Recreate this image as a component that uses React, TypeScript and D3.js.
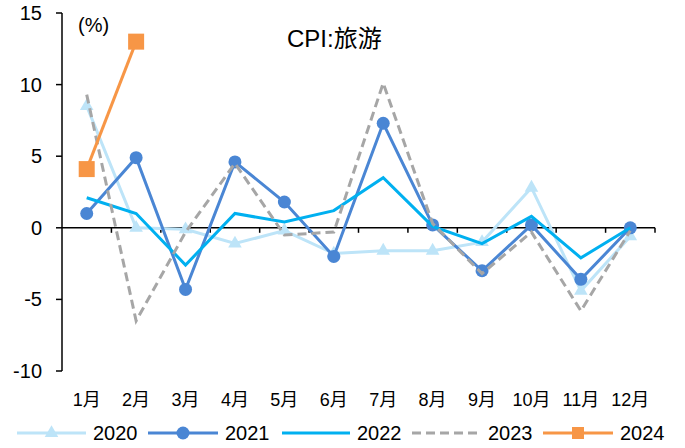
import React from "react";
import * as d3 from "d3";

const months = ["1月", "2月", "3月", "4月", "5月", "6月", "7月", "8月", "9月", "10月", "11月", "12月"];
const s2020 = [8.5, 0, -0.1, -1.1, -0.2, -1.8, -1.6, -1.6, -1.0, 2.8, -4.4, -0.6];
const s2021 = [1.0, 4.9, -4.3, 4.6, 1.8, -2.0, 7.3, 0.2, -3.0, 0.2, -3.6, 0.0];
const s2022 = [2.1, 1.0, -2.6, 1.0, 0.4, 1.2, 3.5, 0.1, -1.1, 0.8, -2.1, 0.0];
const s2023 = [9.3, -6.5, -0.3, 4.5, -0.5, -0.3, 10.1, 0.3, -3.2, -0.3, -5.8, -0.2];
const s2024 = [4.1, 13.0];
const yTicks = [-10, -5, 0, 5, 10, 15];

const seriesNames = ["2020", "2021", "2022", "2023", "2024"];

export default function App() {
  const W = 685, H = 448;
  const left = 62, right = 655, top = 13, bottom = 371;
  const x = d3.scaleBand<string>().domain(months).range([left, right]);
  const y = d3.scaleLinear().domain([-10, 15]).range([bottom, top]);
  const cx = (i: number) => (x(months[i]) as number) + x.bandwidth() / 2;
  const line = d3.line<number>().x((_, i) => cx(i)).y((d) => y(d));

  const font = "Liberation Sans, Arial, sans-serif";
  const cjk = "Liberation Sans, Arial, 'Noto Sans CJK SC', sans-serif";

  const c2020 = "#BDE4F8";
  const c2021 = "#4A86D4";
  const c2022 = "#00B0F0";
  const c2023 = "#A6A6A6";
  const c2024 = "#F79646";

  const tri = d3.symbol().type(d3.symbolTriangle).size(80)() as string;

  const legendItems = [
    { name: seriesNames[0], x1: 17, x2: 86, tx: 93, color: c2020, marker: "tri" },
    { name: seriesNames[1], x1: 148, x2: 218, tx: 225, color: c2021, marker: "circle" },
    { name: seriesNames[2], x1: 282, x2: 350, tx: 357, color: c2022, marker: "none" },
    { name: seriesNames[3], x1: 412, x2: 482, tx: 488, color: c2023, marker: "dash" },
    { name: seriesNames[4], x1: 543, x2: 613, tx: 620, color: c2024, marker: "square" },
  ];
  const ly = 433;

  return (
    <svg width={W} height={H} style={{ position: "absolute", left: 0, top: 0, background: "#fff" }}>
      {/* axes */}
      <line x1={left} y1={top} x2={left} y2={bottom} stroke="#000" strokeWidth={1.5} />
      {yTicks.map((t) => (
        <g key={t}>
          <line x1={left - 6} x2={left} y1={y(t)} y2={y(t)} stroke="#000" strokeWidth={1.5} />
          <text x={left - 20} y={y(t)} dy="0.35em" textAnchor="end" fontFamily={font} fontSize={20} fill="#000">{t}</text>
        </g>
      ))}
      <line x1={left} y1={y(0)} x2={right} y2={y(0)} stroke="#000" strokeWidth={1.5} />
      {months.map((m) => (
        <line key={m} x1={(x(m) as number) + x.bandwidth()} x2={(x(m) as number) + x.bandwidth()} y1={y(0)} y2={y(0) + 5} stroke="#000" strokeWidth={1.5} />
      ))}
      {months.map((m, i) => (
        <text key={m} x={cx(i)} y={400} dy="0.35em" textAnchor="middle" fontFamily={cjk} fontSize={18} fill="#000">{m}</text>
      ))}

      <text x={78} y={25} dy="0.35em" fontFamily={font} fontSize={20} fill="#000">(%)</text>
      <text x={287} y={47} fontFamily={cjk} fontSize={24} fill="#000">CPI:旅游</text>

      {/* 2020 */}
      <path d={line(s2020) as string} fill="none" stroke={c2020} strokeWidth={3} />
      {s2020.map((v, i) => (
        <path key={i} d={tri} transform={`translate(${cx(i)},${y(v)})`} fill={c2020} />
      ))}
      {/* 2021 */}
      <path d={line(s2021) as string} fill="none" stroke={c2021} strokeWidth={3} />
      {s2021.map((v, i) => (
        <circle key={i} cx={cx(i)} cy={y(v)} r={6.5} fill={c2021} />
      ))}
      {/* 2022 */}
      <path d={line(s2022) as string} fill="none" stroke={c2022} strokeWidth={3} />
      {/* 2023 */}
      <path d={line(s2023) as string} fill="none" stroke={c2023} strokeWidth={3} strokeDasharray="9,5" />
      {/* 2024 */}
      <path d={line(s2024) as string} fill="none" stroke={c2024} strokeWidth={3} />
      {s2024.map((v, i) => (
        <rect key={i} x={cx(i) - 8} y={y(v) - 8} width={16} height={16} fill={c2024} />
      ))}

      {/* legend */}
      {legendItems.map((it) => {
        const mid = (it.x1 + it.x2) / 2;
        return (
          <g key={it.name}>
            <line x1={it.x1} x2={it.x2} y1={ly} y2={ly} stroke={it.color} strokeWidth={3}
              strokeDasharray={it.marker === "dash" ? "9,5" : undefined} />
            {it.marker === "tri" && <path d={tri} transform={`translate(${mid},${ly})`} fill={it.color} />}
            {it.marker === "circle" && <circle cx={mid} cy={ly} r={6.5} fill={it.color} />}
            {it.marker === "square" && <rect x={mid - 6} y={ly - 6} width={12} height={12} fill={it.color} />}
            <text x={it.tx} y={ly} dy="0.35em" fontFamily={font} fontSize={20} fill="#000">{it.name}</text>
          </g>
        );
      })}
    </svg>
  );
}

WHAT THE EXERCISE ASKS – Copy the material above exactly and drop the pictures.

ANSWER TO THE TASK –
Recreate this image as a component that uses React, TypeScript and D3.js.
import React from "react";
import * as d3 from "d3";

const months = ["1月", "2月", "3月", "4月", "5月", "6月", "7月", "8月", "9月", "10月", "11月", "12月"];
const s2020 = [8.5, 0, -0.1, -1.1, -0.2, -1.8, -1.6, -1.6, -1.0, 2.8, -4.4, -0.6];
const s2021 = [1.0, 4.9, -4.3, 4.6, 1.8, -2.0, 7.3, 0.2, -3.0, 0.2, -3.6, 0.0];
const s2022 = [2.1, 1.0, -2.6, 1.0, 0.4, 1.2, 3.5, 0.1, -1.1, 0.8, -2.1, 0.0];
const s2023 = [9.3, -6.5, -0.3, 4.5, -0.5, -0.3, 10.1, 0.3, -3.2, -0.3, -5.8, -0.2];
const s2024 = [4.1, 13.0];
const yTicks = [-10, -5, 0, 5, 10, 15];

const seriesNames = ["2020", "2021", "2022", "2023", "2024"];

export default function App() {
  const W = 685, H = 448;
  const left = 62, right = 655, top = 13, bottom = 371;
  const x = d3.scaleBand<string>().domain(months).range([left, right]);
  const y = d3.scaleLinear().domain([-10, 15]).range([bottom, top]);
  const cx = (i: number) => (x(months[i]) as number) + x.bandwidth() / 2;
  const line = d3.line<number>().x((_, i) => cx(i)).y((d) => y(d));

  const font = "Liberation Sans, Arial, sans-serif";
  const cjk = "Liberation Sans, Arial, 'Noto Sans CJK SC', sans-serif";

  const c2020 = "#BDE4F8";
  const c2021 = "#4A86D4";
  const c2022 = "#00B0F0";
  const c2023 = "#A6A6A6";
  const c2024 = "#F79646";

  const tri = d3.symbol().type(d3.symbolTriangle).size(80)() as string;

  const legendItems = [
    { name: seriesNames[0], x1: 17, x2: 86, tx: 93, color: c2020, marker: "tri" },
    { name: seriesNames[1], x1: 148, x2: 218, tx: 225, color: c2021, marker: "circle" },
    { name: seriesNames[2], x1: 282, x2: 350, tx: 357, color: c2022, marker: "none" },
    { name: seriesNames[3], x1: 412, x2: 482, tx: 488, color: c2023, marker: "dash" },
    { name: seriesNames[4], x1: 543, x2: 613, tx: 620, color: c2024, marker: "square" },
  ];
  const ly = 433;

  return (
    <svg width={W} height={H} style={{ position: "absolute", left: 0, top: 0, background: "#fff" }}>
      {/* axes */}
      <line x1={left} y1={top} x2={left} y2={bottom} stroke="#000" strokeWidth={1.5} />
      {yTicks.map((t) => (
        <g key={t}>
          <line x1={left - 6} x2={left} y1={y(t)} y2={y(t)} stroke="#000" strokeWidth={1.5} />
          <text x={left - 20} y={y(t)} dy="0.35em" textAnchor="end" fontFamily={font} fontSize={20} fill="#000">{t}</text>
        </g>
      ))}
      <line x1={left} y1={y(0)} x2={right} y2={y(0)} stroke="#000" strokeWidth={1.5} />
      {months.map((m) => (
        <line key={m} x1={(x(m) as number) + x.bandwidth()} x2={(x(m) as number) + x.bandwidth()} y1={y(0)} y2={y(0) + 5} stroke="#000" strokeWidth={1.5} />
      ))}
      {months.map((m, i) => (
        <text key={m} x={cx(i)} y={400} dy="0.35em" textAnchor="middle" fontFamily={cjk} fontSize={18} fill="#000">{m}</text>
      ))}

      <text x={78} y={25} dy="0.35em" fontFamily={font} fontSize={20} fill="#000">(%)</text>
      <text x={287} y={47} fontFamily={cjk} fontSize={24} fill="#000">CPI:旅游</text>

      {/* 2020 */}
      <path d={line(s2020) as string} fill="none" stroke={c2020} strokeWidth={3} />
      {s2020.map((v, i) => (
        <path key={i} d={tri} transform={`translate(${cx(i)},${y(v)})`} fill={c2020} />
      ))}
      {/* 2021 */}
      <path d={line(s2021) as string} fill="none" stroke={c2021} strokeWidth={3} />
      {s2021.map((v, i) => (
        <circle key={i} cx={cx(i)} cy={y(v)} r={6.5} fill={c2021} />
      ))}
      {/* 2022 */}
      <path d={line(s2022) as string} fill="none" stroke={c2022} strokeWidth={3} />
      {/* 2023 */}
      <path d={line(s2023) as string} fill="none" stroke={c2023} strokeWidth={3} strokeDasharray="9,5" />
      {/* 2024 */}
      <path d={line(s2024) as string} fill="none" stroke={c2024} strokeWidth={3} />
      {s2024.map((v, i) => (
        <rect key={i} x={cx(i) - 8} y={y(v) - 8} width={16} height={16} fill={c2024} />
      ))}

      {/* legend */}
      {legendItems.map((it) => {
        const mid = (it.x1 + it.x2) / 2;
        return (
          <g key={it.name}>
            <line x1={it.x1} x2={it.x2} y1={ly} y2={ly} stroke={it.color} strokeWidth={3}
              strokeDasharray={it.marker === "dash" ? "9,5" : undefined} />
            {it.marker === "tri" && <path d={tri} transform={`translate(${mid},${ly})`} fill={it.color} />}
            {it.marker === "circle" && <circle cx={mid} cy={ly} r={6.5} fill={it.color} />}
            {it.marker === "square" && <rect x={mid - 6} y={ly - 6} width={12} height={12} fill={it.color} />}
            <text x={it.tx} y={ly} dy="0.35em" fontFamily={font} fontSize={20} fill="#000">{it.name}</text>
          </g>
        );
      })}
    </svg>
  );
}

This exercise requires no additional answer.